I feel the need to stipulate once again: Hawaii isn’t some remote outpost. Judge Watson adheres to the same oath that the attorney general himself took when he joined the Justice Department.

These attacks on the “independent judiciary” have to stop.

Immediately!

Karma might have struck once again

Oh, the irony is too rich to ignore.

U.S. District Judge Gonzalo Curiel is going to hear a case involving a young man who says he is being deported illegally by the federal government.

Judge Curiel isn’t just any ol’ federal jurist. He happens to someone whom presidential candidate Donald John Trump slammed for being of “Mexican heritage” while he was hearing a case involving the defunct Trump University.

Curiel now gets to hear a case regarding the deportation of Juan Manuel Montes. He got the assignment by luck of the draw, it turns out. Montes, who’s now 23, is one of those “Dreamers” who came here when he was 9 years of age and had obtained DACA status.

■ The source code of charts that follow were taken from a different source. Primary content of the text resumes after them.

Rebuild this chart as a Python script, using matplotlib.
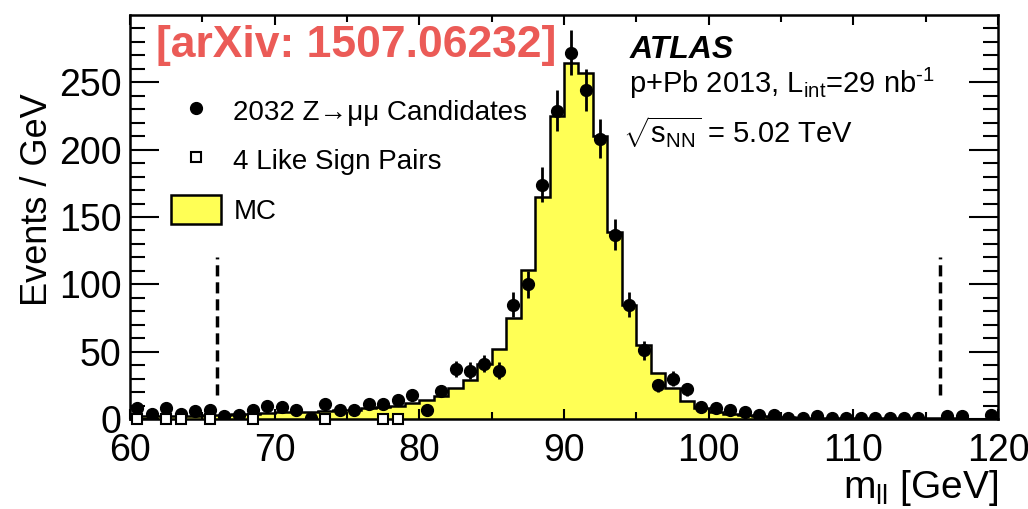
import numpy as np
import matplotlib
matplotlib.use('Agg')
from matplotlib import pyplot as plt
from matplotlib.lines import Line2D
from matplotlib.patches import Patch

plt.rcParams['font.family'] = ['Liberation Sans', 'DejaVu Sans']
plt.rcParams['mathtext.fontset'] = 'custom'
plt.rcParams['mathtext.rm'] = 'Liberation Sans'
plt.rcParams['mathtext.it'] = 'Liberation Sans:italic'
plt.rcParams['mathtext.bf'] = 'Liberation Sans:bold'

# 1 GeV bins from 60 to 120
bin_edges = list(range(60, 121))

# data: Z->mumu candidates per GeV
data_counts = [8, 4, 8, 4, 6, 7, 2, 3, 7, 10,
               9, 7, 1, 11, 7, 7, 11, 11, 14, 18,
               7, 21, 37, 36, 41, 36, 85, 100, 174, 229,
               272, 244, 208, 137, 85, 51, 25, 30, 22, 9,
               8, 7, 5, 3, 3, 1, 1, 2, 1, 1,
               1, 1, 1, 1, 1, 0, 2, 2, 0, 3]

# MC expectation
mc_counts = [2, 2, 2.5, 2.5, 2.5, 3, 3, 3.5, 4, 4.5,
             5, 5.5, 5.5, 6, 6.5, 7, 8, 9, 10, 12,
             14, 17, 23, 29, 41, 52, 75, 111, 165, 225,
             264, 257, 210, 139, 85, 55, 34, 23, 13, 8,
             5, 4, 3, 2, 1.5, 1.2, 1, 0.8, 0.7, 0.6,
             0.5, 0.5, 0.5, 0.4, 0.4, 0.4, 0.4, 0.3, 0.3, 0.3]

# like sign pairs
ls_mass = [60.5, 62.5, 63.5, 65.5, 68.5, 73.5, 77.5, 78.5]
ls_counts = [0, 0, 0, 0, 0, 0, 0, 0]

# mass window
window = [66, 116]

yellow = '#FFFF55'

fig = plt.figure(figsize=(10.28, 5.09), dpi=100)
ax = fig.add_axes([130/1028, 1-419/509, 868/1028, 404/509])

edges = np.array(bin_edges)
centers = 0.5*(edges[:-1]+edges[1:])
d = np.array(data_counts, dtype=float)
mc = np.array(mc_counts)

ax.stairs(mc, edges, fill=True, color=yellow, zorder=1)
ax.stairs(mc, edges, color='black', lw=1.8, zorder=2)

for x in window:
    ax.plot([x, x], [18, 120], color='black', lw=2.5, dashes=(3.2, 1.7), zorder=2)

m = d > 0
ax.errorbar(centers[m], d[m], yerr=np.sqrt(d[m]), fmt='o', color='black',
            ms=8.5, elinewidth=2, capsize=0, zorder=4)
ax.plot(ls_mass, ls_counts, 's', mfc='white', mec='black', ms=7.5, mew=1.5,
        clip_on=False, zorder=5)

ax.set_xlim(60, 120)
ax.set_ylim(0, 300)
ax.set_xticks(range(60, 121, 10))
ax.set_xticks(range(60, 121, 5), minor=True)
ax.set_yticks(range(0, 251, 50))
ax.set_yticks(range(0, 300, 10), minor=True)
ax.tick_params(axis='both', which='both', direction='in', top=True, right=True,
               width=1.5, color='black')
ax.tick_params(axis='x', which='major', length=7, labelsize=27, pad=10)
ax.tick_params(axis='x', which='minor', length=5)
ax.tick_params(axis='y', which='major', length=21, labelsize=27, pad=6)
ax.tick_params(axis='y', which='minor', length=11)
for s in ax.spines.values():
    s.set_linewidth(1.8)

ax.set_xlabel(r'm$_{\rm ll}$ [GeV]', fontsize=28, loc='right')
ax.xaxis.set_label_coords(1.0, -0.122)
fig.text(38/1028, 1-93/509, 'Events / GeV', rotation=90, fontsize=26,
         ha='center', va='top')

ax.text(0.03, 0.975, '[arXiv: 1507.06232]', transform=ax.transAxes,
        fontsize=32, fontweight='bold', color='#EB5B57', ha='left', va='top')
ax.text(0.576, 0.95, 'ATLAS', transform=ax.transAxes, fontsize=23,
        fontweight='bold', fontstyle='italic', ha='left', va='top')
ax.text(0.575, 0.83, r'p+Pb 2013, L$_{\rm int}$=29 nb$^{\text{-1}}$', transform=ax.transAxes,
        fontsize=21, ha='left', va='center')
ax.text(0.568, 0.71, r'$\sqrt{\rm s_{NN}}$ = 5.02 TeV', transform=ax.transAxes,
        fontsize=21, ha='left', va='center')

handles = [Line2D([], [], marker='o', ls='none', color='black', ms=8.5),
           Line2D([], [], marker='s', ls='none', mfc='white', mec='black', ms=7.5, mew=1.5),
           Patch(facecolor=yellow, edgecolor='black', lw=1.8)]
labels = [u'2032 Z\u2192\u03bc\u03bc Candidates', '4 Like Sign Pairs', 'MC']
ax.legend(handles, labels, loc='upper left', bbox_to_anchor=(0.047, 0.80),
          frameon=False, fontsize=20, handlelength=1.8, handleheight=1.25,
          handletextpad=0.45, labelspacing=0.7, borderpad=0, borderaxespad=0)

fig.savefig('out.png', dpi=100)
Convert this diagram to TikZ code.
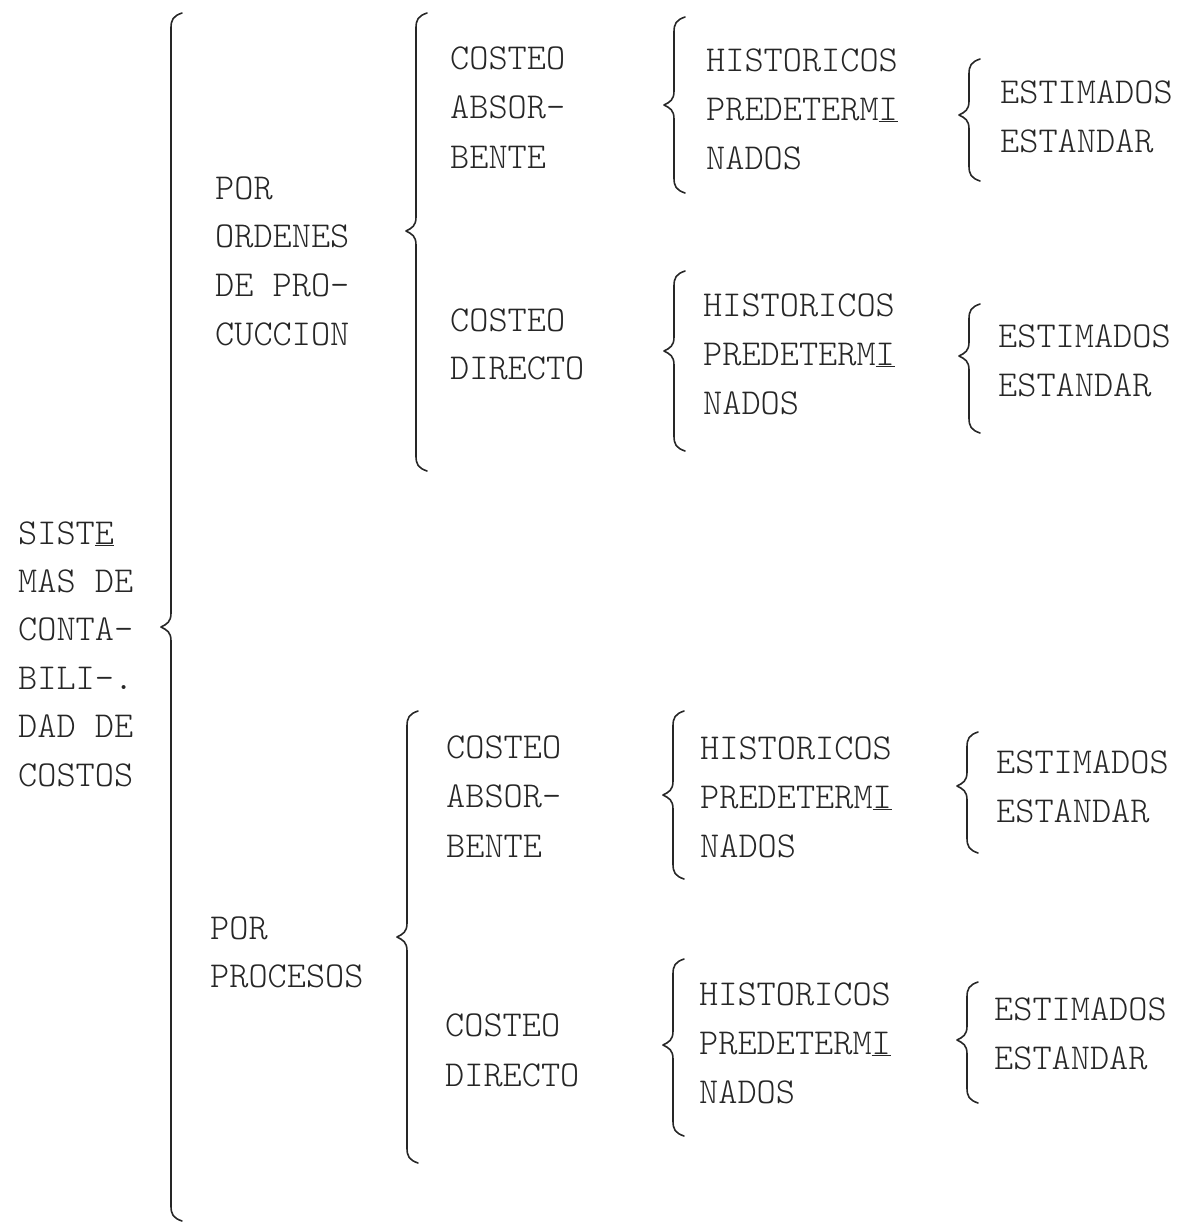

Why is this case so tantalizing? It’s because Curiel is an American; born in Indiana and educated in the United States. He is a fine jurist. He’ll now get to hear a case brought by a young man who contends that the federal government didn’t provide sufficient documentation requiring him to be sent back to Mexico.

Judge Curiel’s citizenship didn’t stop Trump from defaming him during the 2016 presidential campaign by alleging that his Mexican heritage disqualified him from judging the Trump U case fairly. Trump, you’ll recall, opened his presidential campaign by declaring his intention to build a wall across our southern border to keep all those immigrants who were coming here to commit heinous crimes.

Stand tall, Judge Curiel

The wall? Blocking immigrants from Mexico? The judge’s parents are of Mexican descent? Why, of course he cannot judge the Trump U case fairly and without bias, according to Donald Trump.

As it turned out, Trump settled that matter with a $25 million payout to those who complained about the “education” they received. The president didn’t admit to any wrongdoing … quite naturally.

How will Judge Curiel do with the Montes deportation case? I am confident he’ll judge the case the way judges are supposed to judge such matters.

If the case goes against the federal government, though, expect the president to launch yet another tweet tirade.

Don’t you just love it when karma bites back?